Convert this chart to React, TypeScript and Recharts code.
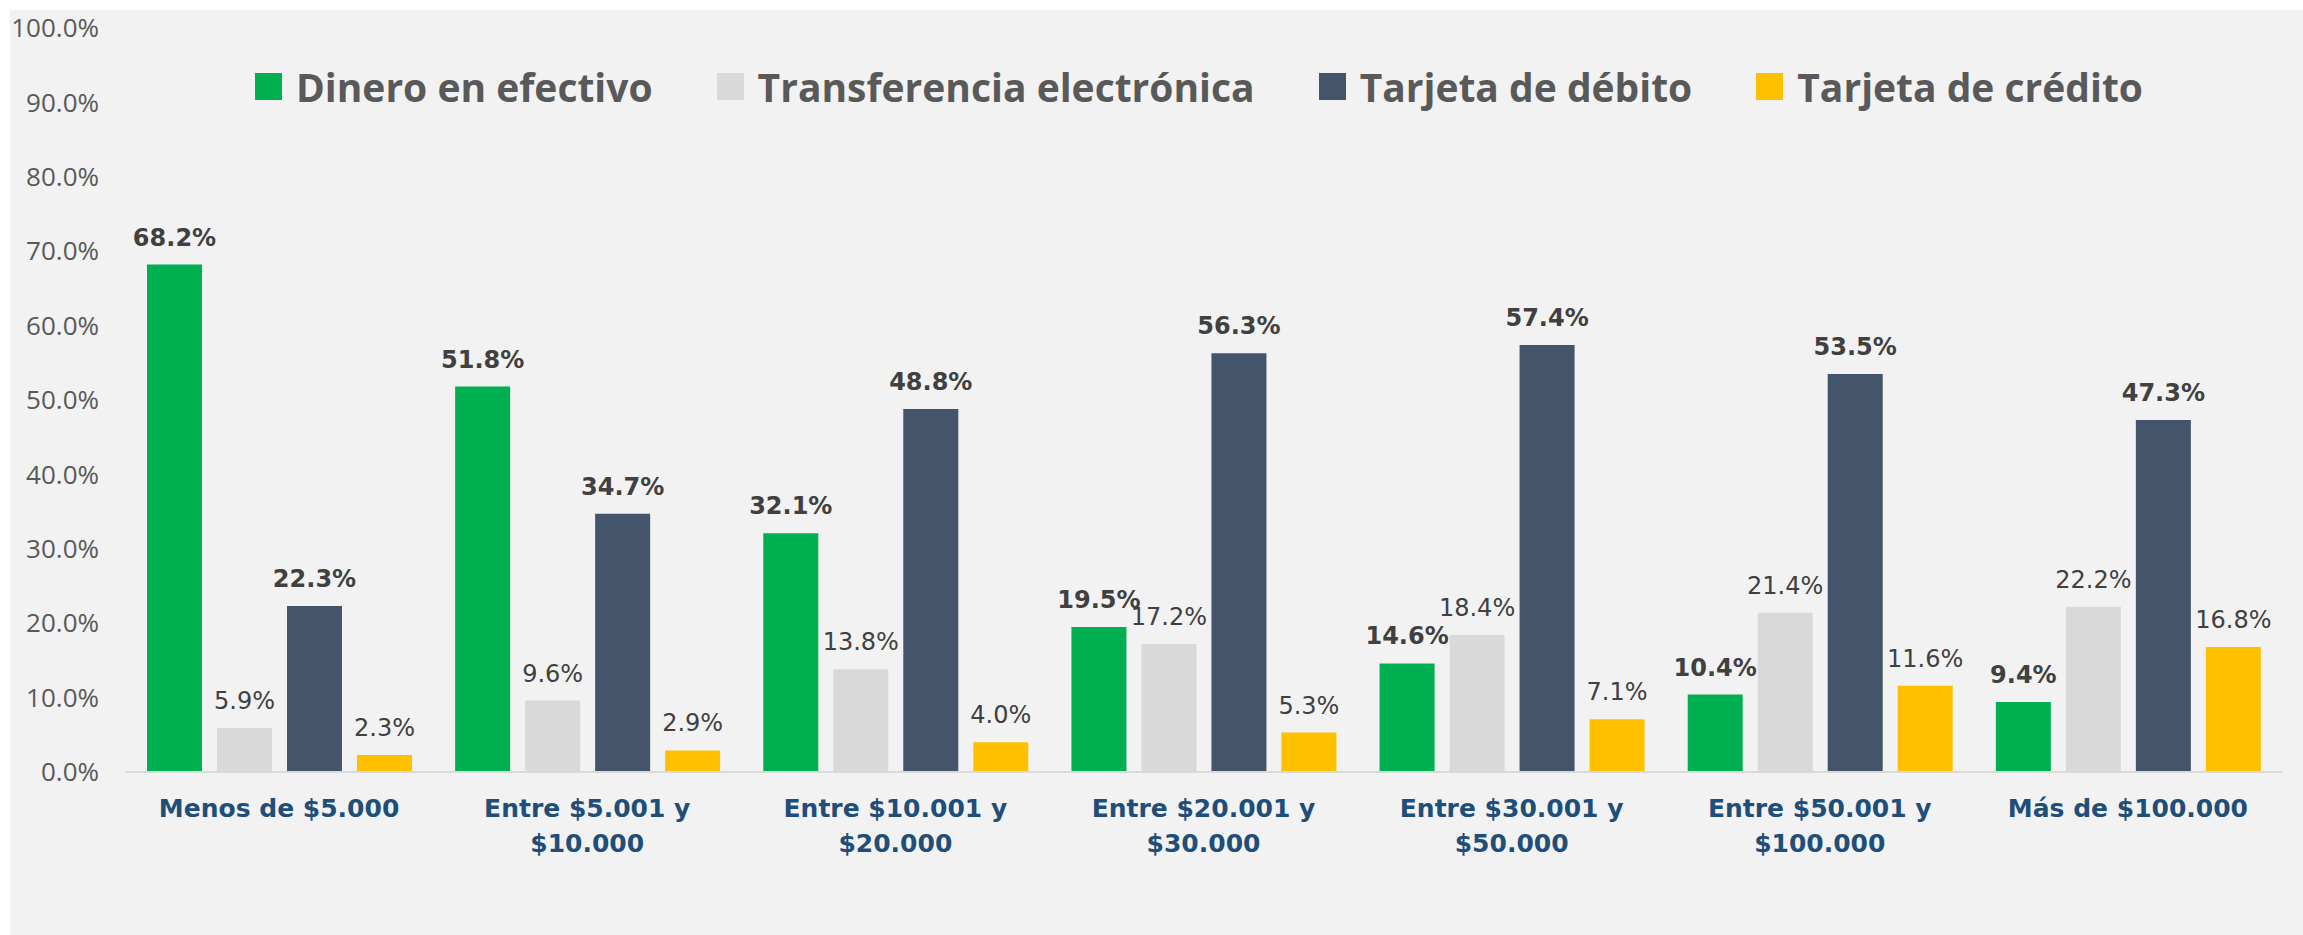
import { BarChart, Bar, XAxis, YAxis, Legend, LabelList } from "recharts";

const categories = [
  "Menos de $5.000",
  "Entre $5.001 y\n$10.000",
  "Entre $10.001 y\n$20.000",
  "Entre $20.001 y\n$30.000",
  "Entre $30.001 y\n$50.000",
  "Entre $50.001 y\n$100.000",
  "Más de $100.000",
];

const seriesNames = [
  "Dinero en efectivo",
  "Transferencia electrónica",
  "Tarjeta de débito",
  "Tarjeta de crédito",
];

const efectivo = [68.2, 51.8, 32.1, 19.5, 14.6, 10.4, 9.4];
const transferencia = [5.9, 9.6, 13.8, 17.2, 18.4, 21.4, 22.2];
const debito = [22.3, 34.7, 48.8, 56.3, 57.4, 53.5, 47.3];
const credito = [2.3, 2.9, 4.0, 5.3, 7.1, 11.6, 16.8];

const yTicks = [0, 10, 20, 30, 40, 50, 60, 70, 80, 90, 100];

const data = categories.map((name, i) => ({
  name,
  efectivo: efectivo[i],
  transferencia: transferencia[i],
  debito: debito[i],
  credito: credito[i],
}));

const pct = (v: any) => `${Number(v).toFixed(1)}%`;

const CategoryTick = ({ x, y, payload }: any) => {
  const lines = String(payload.value).split("\n");
  return (
    <text
      x={x}
      y={y}
      textAnchor="middle"
      fill="#1F4E79"
      fontFamily="DejaVu Sans"
      fontWeight="bold"
      fontSize={25}
    >
      {lines.map((line, i) => (
        <tspan key={i} x={x} dy={i === 0 ? 37 : 35}>
          {line}
        </tspan>
      ))}
    </text>
  );
};

// keep the legend in series order (recharts sorts it by name otherwise)
const TopLegend = ({ payload }: any) => {
  const items = [...(payload || [])].sort(
    (a: any, b: any) => seriesNames.indexOf(a.value) - seriesNames.indexOf(b.value)
  );
  return (
    <div
      style={{
        display: "flex",
        justifyContent: "center",
        gap: 64,
        fontFamily: "'Open Sans', sans-serif",
        fontWeight: 700,
        fontSize: 39,
        color: "#595959",
        paddingLeft: 85,
      }}
    >
      {items.map((item: any) => (
        <div key={item.value} style={{ display: "flex", alignItems: "center", gap: 14 }}>
          <span style={{ width: 27, height: 27, background: item.color, display: "inline-block" }} />
          <span>{item.value}</span>
        </div>
      ))}
    </div>
  );
};

const labelBold = { fill: "#404040", fontFamily: "DejaVu Sans", fontSize: 24, fontWeight: "bold" };
const labelNormal = { fill: "#404040", fontFamily: "DejaVu Sans", fontSize: 24, fontWeight: "normal" };

export default function App() {
  return (
    <div
      style={{
        position: "absolute",
        left: 10,
        top: 10,
        width: 2293,
        height: 925,
        background: "#f2f2f2",
      }}
    >
      <BarChart
        width={2293}
        height={925}
        data={data}
        margin={{ top: 18, right: 21, left: 0, bottom: 103 }}
        barSize={55}
        barGap={15}
      >
        <XAxis
          dataKey="name"
          interval={0}
          height={60}
          tickLine={false}
          axisLine={{ stroke: "#d9d9d9", strokeWidth: 2 }}
          tick={<CategoryTick />}
        />
        <YAxis
          domain={[0, 100]}
          ticks={yTicks}
          width={115}
          axisLine={false}
          tickLine={false}
          tickMargin={20}
          tickFormatter={pct}
          tick={{ fill: "#595959", fontSize: 26, fontFamily: "'Open Sans', sans-serif" }}
        />
        <Legend
          layout="horizontal"
          verticalAlign="middle"
          align="center"
          wrapperStyle={{ top: 50, left: 0, width: 2293 }}
          content={<TopLegend />}
        />
        <Bar dataKey="efectivo" name={seriesNames[0]} fill="#00B050" isAnimationActive={false}>
          <LabelList dataKey="efectivo" position="top" offset={19} formatter={pct} {...labelBold} />
        </Bar>
        <Bar dataKey="transferencia" name={seriesNames[1]} fill="#D9D9D9" isAnimationActive={false}>
          <LabelList dataKey="transferencia" position="top" offset={19} formatter={pct} {...labelNormal} />
        </Bar>
        <Bar dataKey="debito" name={seriesNames[2]} fill="#44546A" isAnimationActive={false}>
          <LabelList dataKey="debito" position="top" offset={19} formatter={pct} {...labelBold} />
        </Bar>
        <Bar dataKey="credito" name={seriesNames[3]} fill="#FFC000" isAnimationActive={false}>
          <LabelList dataKey="credito" position="top" offset={19} formatter={pct} {...labelNormal} />
        </Bar>
      </BarChart>
    </div>
  );
}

-- Written request --
Output an exact copy of the material, with the pictures removed.

-- Right answer --
Convert this chart to React, TypeScript and Recharts code.
import { BarChart, Bar, XAxis, YAxis, Legend, LabelList } from "recharts";

const categories = [
  "Menos de $5.000",
  "Entre $5.001 y\n$10.000",
  "Entre $10.001 y\n$20.000",
  "Entre $20.001 y\n$30.000",
  "Entre $30.001 y\n$50.000",
  "Entre $50.001 y\n$100.000",
  "Más de $100.000",
];

const seriesNames = [
  "Dinero en efectivo",
  "Transferencia electrónica",
  "Tarjeta de débito",
  "Tarjeta de crédito",
];

const efectivo = [68.2, 51.8, 32.1, 19.5, 14.6, 10.4, 9.4];
const transferencia = [5.9, 9.6, 13.8, 17.2, 18.4, 21.4, 22.2];
const debito = [22.3, 34.7, 48.8, 56.3, 57.4, 53.5, 47.3];
const credito = [2.3, 2.9, 4.0, 5.3, 7.1, 11.6, 16.8];

const yTicks = [0, 10, 20, 30, 40, 50, 60, 70, 80, 90, 100];

const data = categories.map((name, i) => ({
  name,
  efectivo: efectivo[i],
  transferencia: transferencia[i],
  debito: debito[i],
  credito: credito[i],
}));

const pct = (v: any) => `${Number(v).toFixed(1)}%`;

const CategoryTick = ({ x, y, payload }: any) => {
  const lines = String(payload.value).split("\n");
  return (
    <text
      x={x}
      y={y}
      textAnchor="middle"
      fill="#1F4E79"
      fontFamily="DejaVu Sans"
      fontWeight="bold"
      fontSize={25}
    >
      {lines.map((line, i) => (
        <tspan key={i} x={x} dy={i === 0 ? 37 : 35}>
          {line}
        </tspan>
      ))}
    </text>
  );
};

// keep the legend in series order (recharts sorts it by name otherwise)
const TopLegend = ({ payload }: any) => {
  const items = [...(payload || [])].sort(
    (a: any, b: any) => seriesNames.indexOf(a.value) - seriesNames.indexOf(b.value)
  );
  return (
    <div
      style={{
        display: "flex",
        justifyContent: "center",
        gap: 64,
        fontFamily: "'Open Sans', sans-serif",
        fontWeight: 700,
        fontSize: 39,
        color: "#595959",
        paddingLeft: 85,
      }}
    >
      {items.map((item: any) => (
        <div key={item.value} style={{ display: "flex", alignItems: "center", gap: 14 }}>
          <span style={{ width: 27, height: 27, background: item.color, display: "inline-block" }} />
          <span>{item.value}</span>
        </div>
      ))}
    </div>
  );
};

const labelBold = { fill: "#404040", fontFamily: "DejaVu Sans", fontSize: 24, fontWeight: "bold" };
const labelNormal = { fill: "#404040", fontFamily: "DejaVu Sans", fontSize: 24, fontWeight: "normal" };

export default function App() {
  return (
    <div
      style={{
        position: "absolute",
        left: 10,
        top: 10,
        width: 2293,
        height: 925,
        background: "#f2f2f2",
      }}
    >
      <BarChart
        width={2293}
        height={925}
        data={data}
        margin={{ top: 18, right: 21, left: 0, bottom: 103 }}
        barSize={55}
        barGap={15}
      >
        <XAxis
          dataKey="name"
          interval={0}
          height={60}
          tickLine={false}
          axisLine={{ stroke: "#d9d9d9", strokeWidth: 2 }}
          tick={<CategoryTick />}
        />
        <YAxis
          domain={[0, 100]}
          ticks={yTicks}
          width={115}
          axisLine={false}
          tickLine={false}
          tickMargin={20}
          tickFormatter={pct}
          tick={{ fill: "#595959", fontSize: 26, fontFamily: "'Open Sans', sans-serif" }}
        />
        <Legend
          layout="horizontal"
          verticalAlign="middle"
          align="center"
          wrapperStyle={{ top: 50, left: 0, width: 2293 }}
          content={<TopLegend />}
        />
        <Bar dataKey="efectivo" name={seriesNames[0]} fill="#00B050" isAnimationActive={false}>
          <LabelList dataKey="efectivo" position="top" offset={19} formatter={pct} {...labelBold} />
        </Bar>
        <Bar dataKey="transferencia" name={seriesNames[1]} fill="#D9D9D9" isAnimationActive={false}>
          <LabelList dataKey="transferencia" position="top" offset={19} formatter={pct} {...labelNormal} />
        </Bar>
        <Bar dataKey="debito" name={seriesNames[2]} fill="#44546A" isAnimationActive={false}>
          <LabelList dataKey="debito" position="top" offset={19} formatter={pct} {...labelBold} />
        </Bar>
        <Bar dataKey="credito" name={seriesNames[3]} fill="#FFC000" isAnimationActive={false}>
          <LabelList dataKey="credito" position="top" offset={19} formatter={pct} {...labelNormal} />
        </Bar>
      </BarChart>
    </div>
  );
}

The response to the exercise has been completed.